Même tonalité chez le Maire de la commune Ogou 4, M. GUEGUE Noumonvi, qui a salué une initiative qui « valorise le dialogue communautaire et renforce le vivre-ensemble ».

Au-delà des communications, c’est une prise de conscience collective qui s’est dégagée : celle de l’urgence d’une transformation du rôle des chefs coutumiers, souvent réduits à des fonctions symboliques, en acteurs stratégiques de la prévention des conflits et de la médiation sociale.

« Le chef traditionnel d’aujourd’hui ne peut plus se contenter de juger les litiges fonciers ou de présider des rites. Il doit aussi comprendre les enjeux sécuritaires, sociaux et environnementaux qui menacent ses administrés », a souligné un formateur.

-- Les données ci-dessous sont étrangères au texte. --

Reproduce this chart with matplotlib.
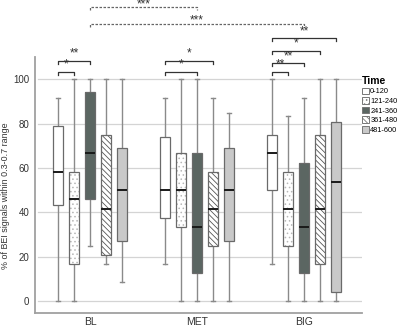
import matplotlib
matplotlib.use("Agg")
import matplotlib.pyplot as plt
from matplotlib.patches import Patch

groups = ["BL", "MET", "BIG"]
times = ["0-120", "121-240", "241-360", "361-480", "481-600"]

# per group, per time: whisker low, Q1, median, Q3, whisker high
wlo = [[0, 0, 25, 16.7, 8.7],
       [16.7, 0, 0, 0, 0],
       [16.7, 0, 0, 0, 0]]
q1 = [[43.5, 16.7, 45.9, 20.9, 27],
      [37.5, 33.3, 12.5, 25, 27],
      [50, 25, 12.5, 16.7, 3.9]]
med = [[58.3, 45.9, 66.7, 41.7, 50],
       [50, 50, 33.3, 41.7, 50],
       [66.7, 41.7, 33.3, 41.7, 53.7]]
q3 = [[79, 58.3, 94.3, 75, 69],
      [74.2, 66.7, 66.7, 58.3, 69],
      [75, 58.3, 62.1, 75, 80.6]]
whi = [[91.7, 100, 100, 100, 100],
       [91.7, 100, 100, 91.7, 84.7],
       [100, 83.3, 91.7, 100, 100]]

# significance within a group: (group, time a, time b, height, stars)
sig_in = [(0, 0, 1, 103.5, "*"), (0, 0, 2, 108.5, "**"),
          (1, 0, 2, 103.5, "*"), (1, 0, 3, 108.5, "*"),
          (2, 0, 1, 103.5, "**"), (2, 0, 2, 107.5, "**"),
          (2, 0, 3, 113, "*"), (2, 0, 4, 118.5, "**")]
# between groups (dashed): (group a, group b, height, stars)
sig_between = [(0, 1, 132.5, "***"), (0, 2, 125, "***")]

faces = ["white", "white", "#5b6662", "white", "#c9c9c9"]
hatches = [None, "....", None, "\\\\\\\\\\\\", None]
hatch_cols = ["white", "#b8b8b8", "#5b6662", "#555555", "#c9c9c9"]

step = 0.15
bw = 0.093

def xpos(g, k):
    return g + (k - 2) * step

plt.rcParams["font.family"] = "Liberation Sans"
plt.rcParams["hatch.linewidth"] = 0.6

fig = plt.figure(figsize=(4, 3.29), dpi=100)
ax = fig.add_axes([0.0875, 0.0486, 0.8175, 0.9514])

for k in range(len(times)):
    stats = []
    pos = []
    for g in range(len(groups)):
        stats.append({"whislo": wlo[g][k], "q1": q1[g][k], "med": med[g][k],
                      "q3": q3[g][k], "whishi": whi[g][k], "fliers": []})
        pos.append(xpos(g, k))
    # fill + hatch layer
    plt.rcParams["hatch.color"] = hatch_cols[k]
    b1 = ax.bxp(stats, positions=pos, widths=bw, patch_artist=True,
                showfliers=False, showcaps=False, manage_ticks=False,
                whiskerprops=dict(linewidth=0), medianprops=dict(linewidth=0),
                boxprops=dict(linewidth=0))
    for p in b1["boxes"]:
        p.set_facecolor(faces[k])
        p.set_edgecolor(hatch_cols[k])
        p.set_linewidth(0)
        if hatches[k]:
            p.set_hatch(hatches[k])
        p.set_zorder(2)
    # outline layer
    ax.bxp(stats, positions=pos, widths=bw, patch_artist=True,
           showfliers=False, manage_ticks=False, capwidths=0.04,
           boxprops=dict(facecolor="none", edgecolor="#6a6a6a", linewidth=0.9, zorder=3),
           whiskerprops=dict(color="#8a8a8a", linewidth=1.0, zorder=1),
           capprops=dict(color="#8a8a8a", linewidth=1.0, zorder=1),
           medianprops=dict(color="#1a1a1a", linewidth=1.4, zorder=4))

tick = 1.4
for g, a, b, h, s in sig_in:
    x0, x1 = xpos(g, a), xpos(g, b)
    ax.plot([x0, x0, x1, x1], [h - tick, h, h, h - tick], color="#333333", lw=0.9,
            clip_on=False)
    ax.text((x0 + x1) / 2, h + 0.3, s, ha="center", va="bottom", fontsize=8.5,
            color="#333333")

for ga, gb, h, s in sig_between:
    ax.plot([ga, ga, gb, gb], [h - tick, h, h, h - tick], color="#666666", lw=0.9,
            ls=(0, (2, 1.2)), clip_on=False)
    ax.text((ga + gb) / 2, h - 1.3, s, ha="center", va="bottom", fontsize=8.5,
            color="#333333")

ax.set_xlim(-0.514, 2.542)
ax.set_ylim(-5.4, 135.8)
ax.set_yticks([0, 20, 40, 60, 80, 100])
ax.set_xticks(range(len(groups)))
ax.set_xticklabels(groups)
ax.tick_params(axis="both", length=0, labelsize=7, colors="#333333")
ax.tick_params(axis="x", labelsize=7.5, pad=3)
ax.tick_params(axis="y", pad=4)
for y in [0, 20, 40, 60, 80, 100]:
    ax.axhline(y, xmin=0.01, xmax=1, color="#d4d4d4", lw=0.9, zorder=0)
ax.set_facecolor("none")
for sp in ["top", "right"]:
    ax.spines[sp].set_visible(False)
for sp in ["left", "bottom"]:
    ax.spines[sp].set_color("#a0a0a0")
    ax.spines[sp].set_linewidth(1.3)
ax.spines["left"].set_bounds(-5.4, 110)
ax.set_ylabel("% of BEI signals within 0.3-0.7 range", fontsize=6.4, color="#333333")
ax.yaxis.set_label_coords(-0.077, 0.374)

plt.rcParams["hatch.color"] = "#555555"
handles = []
for k in range(len(times)):
    handles.append(Patch(facecolor=faces[k], edgecolor="#777777", linewidth=0.7,
                         hatch=hatches[k], label=times[k]))
leg = fig.legend(handles=handles, title="Time", loc="upper left",
                 bbox_to_anchor=(0.893, 0.785), frameon=False, fontsize=5.3,
                 handlelength=0.95, handleheight=1.05, handletextpad=0.12,
                 labelspacing=0.22, borderpad=0.2)
leg.get_title().set_fontweight("bold")
leg.get_title().set_fontsize(7.5)
leg._legend_box.align = "left"

fig.savefig("out.png", dpi=100)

Après Atakpamé, la caravane du MATDCC se rendra à Amlamé ce vendredi 30 mai, poursuivant son itinéraire national pour outiller les acteurs locaux de toutes les régions du pays.

À travers cet atelier, le Togo montre qu’il mise sur l’intelligence de ses traditions pour répondre aux défis modernes. Le pari est audacieux : transformer les chefs traditionnels en acteurs contemporains de la paix, sans renier leur essence.

Dans une époque où les tensions identitaires et les conflits liés aux ressources menacent l’équilibre des territoires, il devient impératif de mobiliser toutes les forces vives – anciennes et nouvelles – pour bâtir une paix durable.

Les gardiens des traditions togolaises l’ont compris : le silence n’est plus une option.